マッサージでも健康保険の利く接骨院・整骨院があるのはなぜ?という質問を以前、地元の知り合いの医師にしたところ、柔道整復士の団体は人数が多いので政治力があって、制度として認めさせちゃってるんだよね、ということでした。
そうしたところに昨日のニュース
接骨院・整骨院、保険対象外も請求? ケガ数など不自然
(2008年6月1日(日)03:01 朝日新聞)
接骨院や整骨院で柔道整復師の治療を受けた患者の2人に1人が3カ所以上のケガをしていたとして、健康保険の請求が行われていることが厚生労働省の調査でわかった。1人あたりのケガ数が不自然なほど多く、「保険のきくマッサージ施設と勘違いしている利用者を、けが人として扱い、不正請求する柔整師が多いことをうかがわせる」との声が業界内からも出ている。
記事本文を見ると 「保険のきくマッサージ施設と勘違いしている利用者を・・・」とあり、そりゃ俺のことだ、と(笑)(でも僕自身のお気に入りのところは保険は使えません)
また、この記事では06年末現在約9万8700人とあります。
一方厚生労働省のこの資料(HPをざっと検索しただけなのでほかにもっと詳しい資料があるかもしれません。この67ページ。)では平成17年で「一般診療所」だけで97,442件もあります。
とすると人数が多いから、というわけではなさそうです(それとも異様に結束が固いとか?)。
ところで医療法との関係はどうなんだろうと柔道整復師法なる法律を見ると
(定義)
第二条 この法律において「柔道整復師」とは、厚生労働大臣の免許を受けて、柔道整復を業とする者をいう。
2 この法律において「施術所」とは、柔道整復師が柔道整復の業務を行なう場所をいう。
(業務の禁止)
第十五条 医師である場合を除き、柔道整復師でなければ、業として柔道整復を行なつてはならない。
(外科手術、薬品投与等の禁止)
第十六条 柔道整復師は、外科手術を行ない、又は薬品を投与し、若しくはその指示をする等の行為をしてはならない。
(施術の制限)
第十七条 柔道整復師は、医師の同意を得た場合のほか、脱臼又は骨折の患部に施術をしてはならない。ただし、応急手当をする場合は、この限りでない。

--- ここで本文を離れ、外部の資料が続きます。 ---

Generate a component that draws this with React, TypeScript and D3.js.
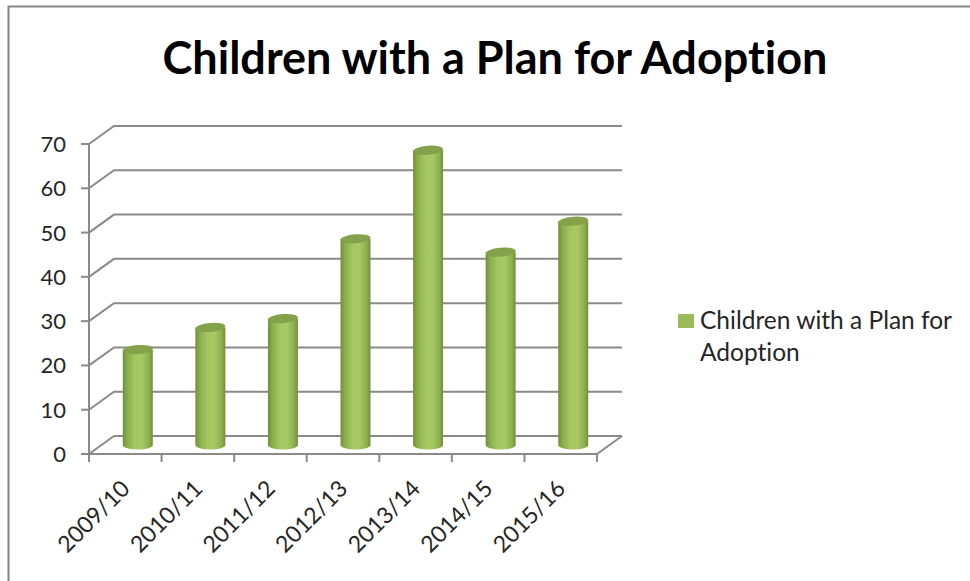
import React from "react";
import * as d3 from "d3";

const categories = ["2009/10", "2010/11", "2011/12", "2012/13", "2013/14", "2014/15", "2015/16"];
const values = [22, 27, 29, 47, 67, 44, 51];
const yTicks = [0, 10, 20, 30, 40, 50, 60, 70];
const title = "Children with a Plan for Adoption";
const legendLines = ["Children with a Plan for", "Adoption"];

const FONT = "Lato, Carlito, sans-serif";
const GRID = "#8a8a8a";
const DX = 25;
const DY = -18;

export default function App() {
  const y = d3.scaleLinear().domain([0, 70]).range([454, 144]);
  const x = d3.scaleBand().domain(categories).range([89, 597]);
  const bw = 30;
  const ry = 4.5;
  const edges = [...categories.map((c) => x(c) as number), 597];
  return (
    <svg
      width={970}
      height={581}
      style={{ position: "absolute", left: 0, top: 0, background: "#fff", fontVariantLigatures: "none" }}
    >
      <defs>
        <linearGradient id="cyl" x1="0" x2="1" y1="0" y2="0">
          <stop offset="0" stopColor="#718f3b" />
          <stop offset="0.14" stopColor="#8aab4b" />
          <stop offset="0.4" stopColor="#a5c761" />
          <stop offset="0.64" stopColor="#a7c963" />
          <stop offset="0.88" stopColor="#8cad4d" />
          <stop offset="1" stopColor="#718f3b" />
        </linearGradient>
      </defs>
      <path d="M8.5 581V6.5H970" fill="none" stroke="#868686" strokeWidth={2} />
      <text x={495} y={74} textAnchor="middle" fontFamily={FONT} fontWeight={700} fontSize={45} fill="#000">
        {title}
      </text>
      {yTicks.map((t) => (
        <g key={t}>
          <path
            d={`M${89} ${y(t)}L${89 + DX} ${y(t) + DY}H${597 + DX}`}
            fill="none"
            stroke={GRID}
            strokeWidth={2}
          />
          <line x1={81} x2={89} y1={y(t)} y2={y(t)} stroke={GRID} strokeWidth={2} />
          <text x={66} y={y(t) + 8} textAnchor="end" fontFamily={FONT} fontSize={22} fill="#262626">
            {t}
          </text>
        </g>
      ))}
      <line x1={89} x2={89} y1={y(70)} y2={y(0)} stroke={GRID} strokeWidth={2} />
      <path d={`M89 ${y(0)}H597L${597 + DX} ${y(0) + DY}`} fill="none" stroke={GRID} strokeWidth={2} />
      {edges.map((e) => (
        <line key={e} x1={e} x2={e} y1={y(0)} y2={y(0) + 8} stroke={GRID} strokeWidth={2} />
      ))}
      {categories.map((c, i) => {
        const cx = (x(c) as number) + x.bandwidth() / 2 + DX / 2;
        const top = y(values[i]) + DY / 2 + 2;
        const base = y(0) + DY / 2;
        return (
          <g key={c}>
            <path
              d={`M${cx - bw / 2} ${top}V${base}A${bw / 2} ${ry} 0 0 0 ${cx + bw / 2} ${base}V${top}Z`}
              fill="url(#cyl)"
            />
            <ellipse
              cx={cx}
              cy={top}
              rx={bw / 2}
              ry={ry}
              fill="#84a24a"
              transform={`rotate(-5 ${cx} ${top})`}
            />
          </g>
        );
      })}
      {categories.map((c) => {
        const tx = (x(c) as number) + x.bandwidth() / 2 - 7;
        return (
          <text
            key={c}
            transform={`translate(${tx},${477}) rotate(-45)`}
            textAnchor="end"
            dominantBaseline="hanging"
            fontFamily={FONT}
            fontSize={23}
            fill="#262626"
          >
            {c}
          </text>
        );
      })}
      <rect x={678} y={314} width={16} height={14} fill="#9bbb59" />
      {legendLines.map((l, i) => (
        <text key={l} x={700} y={329 + i * 32} fontFamily={FONT} fontSize={24.5} fill="#262626">
          {l}
        </text>
      ))}
    </svg>
  );
}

と「柔道整復」とか「患部」というのが何かというのがあいまいなまま、医師との微妙な住み分けがされています。
この法律が昭和45年施行で医療法、医師法は昭和23年なので、昭和40年代前半に問題化して、結局柔道整復師の団体の主張が通って、免許制のかわりに妙な職業独占が認められ、医療保険という別の制度上は柔道整復師も保険対象とされたということなのでしょうか(ちなみに所得税の医療費控除の対象でもあります。)。
朝日新聞が今後もう少し深堀りをしてくれると、その辺の事情がわかりそうなので、興味本位で期待しています。